"(...) e como a "União das esquerdas" difere da "Federação socialista" e tal sociedade de música mendelsshoniana da Schola cantorum, certas noites, numa outra mesa, alguns extremistas que deixam passar um bracelete sob a manga, por vezes um colar na abertura do pescoço, forçam, pelos seus olhares insistentes, os seus risinhos, as suas gargalhadas, as carícias entre si, um bando de colegiais a fugir o mais rápido possível, e são servidos, com uma polidez sob a qual ferve a indignação, por um rapaz que, como nas noites em que serve dreyfusistas, gostaria de chamar a polícia, não tivesse vantagem em embolsar as gorjetas."
"Sodome et Gomorrhe" (Marcel Proust)
Com o quarto volume de "La Recherche", e logo desde as primeiras páginas, que relatam uma conjunção tão extraordinária como, para determinado espectador, a sobreposição dos astros, as escamas soltam-se dos olhos do narrador para dar lugar a um olhar "competente" sobre o semelhante e a uma revisão sistemática do passado.
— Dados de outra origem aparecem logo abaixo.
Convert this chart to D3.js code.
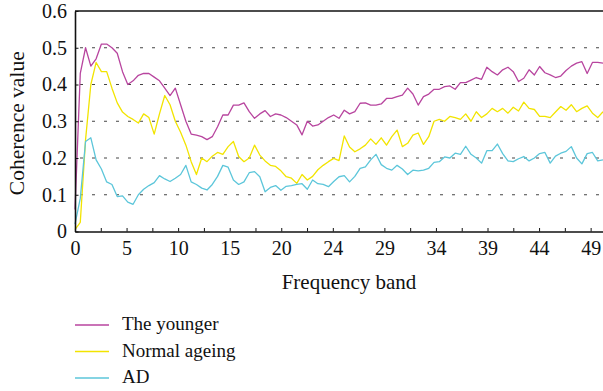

O comportamento estranhíssimo de Charlus, o seu olhar louco (da primeira vez, tomou-o por um ladrão, tão grande era a atenção, mal disfarçada, com que o observava), a carícia subtilizada de foi objecto a sua orelha, como o gesto casual do homem que nos faz a barba, subitamente revelam-se cheios de significado, possuída a chave sexual.
Mas o desvio sexual é aqui menos função da cultura, que não joga quase nenhum papel, do que um tema das ciências naturais.
O insecto e a orquídea foram feitos um para o outro, como órgãos dum mesmo ser (reminiscência do andrógino de Aristófanes?).
Assim, é sem palavras, e como se reconhecessem o carácter milagroso da oportunidade, sem o normal protocolo dos amantes, que Charlus e Jupien biblicamente se conhecem.